** Start of DATA EXTRACT **

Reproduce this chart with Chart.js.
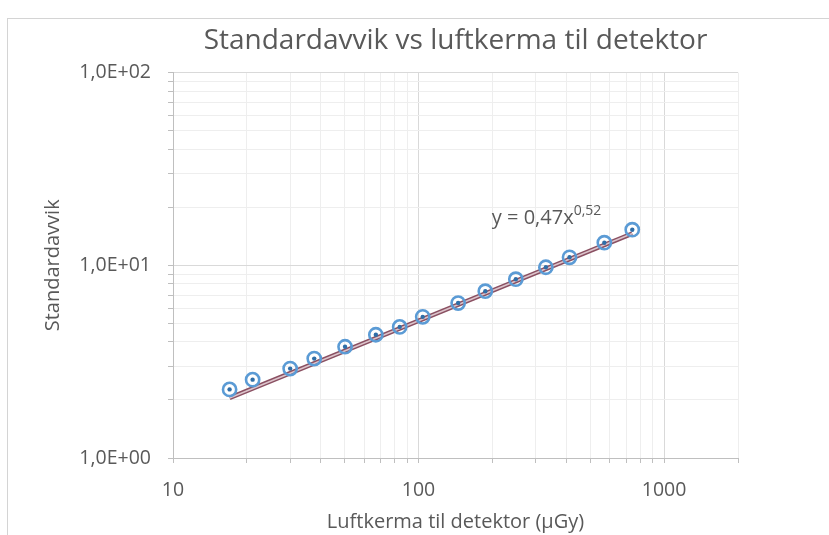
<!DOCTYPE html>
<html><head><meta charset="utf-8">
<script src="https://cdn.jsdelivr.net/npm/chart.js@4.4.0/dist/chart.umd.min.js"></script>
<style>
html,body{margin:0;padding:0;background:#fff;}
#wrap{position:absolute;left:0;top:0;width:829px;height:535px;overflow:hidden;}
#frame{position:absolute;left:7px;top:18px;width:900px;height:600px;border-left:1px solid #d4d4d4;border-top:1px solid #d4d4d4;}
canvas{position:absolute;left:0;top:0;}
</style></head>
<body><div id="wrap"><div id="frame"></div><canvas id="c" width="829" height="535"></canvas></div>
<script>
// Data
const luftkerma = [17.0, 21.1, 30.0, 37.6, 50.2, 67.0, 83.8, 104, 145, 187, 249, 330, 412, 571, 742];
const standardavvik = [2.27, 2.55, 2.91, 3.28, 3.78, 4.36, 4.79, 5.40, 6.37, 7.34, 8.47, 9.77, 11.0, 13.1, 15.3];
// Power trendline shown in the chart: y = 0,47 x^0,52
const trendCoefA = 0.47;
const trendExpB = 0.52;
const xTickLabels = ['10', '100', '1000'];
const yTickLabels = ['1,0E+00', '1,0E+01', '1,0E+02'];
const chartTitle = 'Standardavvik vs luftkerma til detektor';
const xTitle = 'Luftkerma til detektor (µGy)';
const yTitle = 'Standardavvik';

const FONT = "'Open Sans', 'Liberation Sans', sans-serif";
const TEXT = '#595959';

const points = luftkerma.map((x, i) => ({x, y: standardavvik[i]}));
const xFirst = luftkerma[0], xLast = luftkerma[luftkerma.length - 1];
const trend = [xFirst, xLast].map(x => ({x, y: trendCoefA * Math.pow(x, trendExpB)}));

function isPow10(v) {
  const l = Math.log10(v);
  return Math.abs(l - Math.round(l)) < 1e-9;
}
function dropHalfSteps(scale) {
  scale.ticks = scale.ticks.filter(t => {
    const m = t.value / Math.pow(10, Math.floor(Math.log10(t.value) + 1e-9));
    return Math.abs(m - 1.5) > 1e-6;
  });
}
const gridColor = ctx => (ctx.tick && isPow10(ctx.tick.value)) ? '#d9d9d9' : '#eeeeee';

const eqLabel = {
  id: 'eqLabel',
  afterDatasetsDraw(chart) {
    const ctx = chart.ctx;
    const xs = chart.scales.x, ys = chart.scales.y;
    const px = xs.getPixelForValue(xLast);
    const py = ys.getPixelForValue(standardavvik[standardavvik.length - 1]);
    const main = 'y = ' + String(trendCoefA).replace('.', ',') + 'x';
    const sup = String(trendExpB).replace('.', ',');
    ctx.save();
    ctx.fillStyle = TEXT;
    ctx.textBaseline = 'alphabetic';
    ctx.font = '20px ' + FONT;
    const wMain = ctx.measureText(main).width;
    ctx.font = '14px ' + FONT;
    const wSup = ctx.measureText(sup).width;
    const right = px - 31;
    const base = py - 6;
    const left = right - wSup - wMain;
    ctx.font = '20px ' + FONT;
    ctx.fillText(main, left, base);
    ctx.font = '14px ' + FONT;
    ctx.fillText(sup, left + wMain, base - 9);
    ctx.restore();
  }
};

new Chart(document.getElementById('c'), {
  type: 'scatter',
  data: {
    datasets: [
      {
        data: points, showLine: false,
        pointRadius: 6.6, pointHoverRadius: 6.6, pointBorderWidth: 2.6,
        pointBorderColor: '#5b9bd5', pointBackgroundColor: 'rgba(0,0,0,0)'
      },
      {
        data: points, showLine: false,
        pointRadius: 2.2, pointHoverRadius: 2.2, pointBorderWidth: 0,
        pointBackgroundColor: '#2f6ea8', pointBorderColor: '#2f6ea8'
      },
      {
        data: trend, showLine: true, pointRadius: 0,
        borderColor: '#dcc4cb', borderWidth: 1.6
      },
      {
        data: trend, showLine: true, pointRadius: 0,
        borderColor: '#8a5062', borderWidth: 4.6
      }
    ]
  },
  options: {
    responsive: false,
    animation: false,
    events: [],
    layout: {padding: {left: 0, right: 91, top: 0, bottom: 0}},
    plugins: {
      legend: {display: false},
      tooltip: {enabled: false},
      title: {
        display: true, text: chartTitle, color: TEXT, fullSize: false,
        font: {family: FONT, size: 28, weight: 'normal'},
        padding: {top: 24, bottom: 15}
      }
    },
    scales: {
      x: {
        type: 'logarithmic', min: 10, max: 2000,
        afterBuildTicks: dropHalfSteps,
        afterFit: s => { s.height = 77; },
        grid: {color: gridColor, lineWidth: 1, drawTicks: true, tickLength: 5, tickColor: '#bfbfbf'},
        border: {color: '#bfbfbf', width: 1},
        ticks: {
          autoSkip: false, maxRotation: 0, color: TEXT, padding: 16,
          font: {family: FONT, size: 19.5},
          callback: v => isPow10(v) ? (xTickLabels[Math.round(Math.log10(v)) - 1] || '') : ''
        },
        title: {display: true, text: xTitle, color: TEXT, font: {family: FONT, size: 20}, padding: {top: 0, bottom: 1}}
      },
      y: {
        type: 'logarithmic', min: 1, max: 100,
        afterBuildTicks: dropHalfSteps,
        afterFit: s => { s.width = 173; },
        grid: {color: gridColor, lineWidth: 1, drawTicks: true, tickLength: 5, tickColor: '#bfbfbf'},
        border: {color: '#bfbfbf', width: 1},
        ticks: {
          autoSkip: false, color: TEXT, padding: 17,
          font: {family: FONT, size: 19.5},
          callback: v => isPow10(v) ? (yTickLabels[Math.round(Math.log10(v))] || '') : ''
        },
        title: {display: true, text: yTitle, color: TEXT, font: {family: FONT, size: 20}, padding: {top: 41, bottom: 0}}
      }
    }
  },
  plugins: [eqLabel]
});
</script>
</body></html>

** End of DATA EXTRACT **

— THE EXERCISE —
Skip every picture and return the lines above from the top through the one that contains "const TEXT = '#595959';".

— RESULT FOR THIS TASK —
Reproduce this chart with Chart.js.
<!DOCTYPE html>
<html><head><meta charset="utf-8">
<script src="https://cdn.jsdelivr.net/npm/chart.js@4.4.0/dist/chart.umd.min.js"></script>
<style>
html,body{margin:0;padding:0;background:#fff;}
#wrap{position:absolute;left:0;top:0;width:829px;height:535px;overflow:hidden;}
#frame{position:absolute;left:7px;top:18px;width:900px;height:600px;border-left:1px solid #d4d4d4;border-top:1px solid #d4d4d4;}
canvas{position:absolute;left:0;top:0;}
</style></head>
<body><div id="wrap"><div id="frame"></div><canvas id="c" width="829" height="535"></canvas></div>
<script>
// Data
const luftkerma = [17.0, 21.1, 30.0, 37.6, 50.2, 67.0, 83.8, 104, 145, 187, 249, 330, 412, 571, 742];
const standardavvik = [2.27, 2.55, 2.91, 3.28, 3.78, 4.36, 4.79, 5.40, 6.37, 7.34, 8.47, 9.77, 11.0, 13.1, 15.3];
// Power trendline shown in the chart: y = 0,47 x^0,52
const trendCoefA = 0.47;
const trendExpB = 0.52;
const xTickLabels = ['10', '100', '1000'];
const yTickLabels = ['1,0E+00', '1,0E+01', '1,0E+02'];
const chartTitle = 'Standardavvik vs luftkerma til detektor';
const xTitle = 'Luftkerma til detektor (µGy)';
const yTitle = 'Standardavvik';

const FONT = "'Open Sans', 'Liberation Sans', sans-serif";
const TEXT = '#595959';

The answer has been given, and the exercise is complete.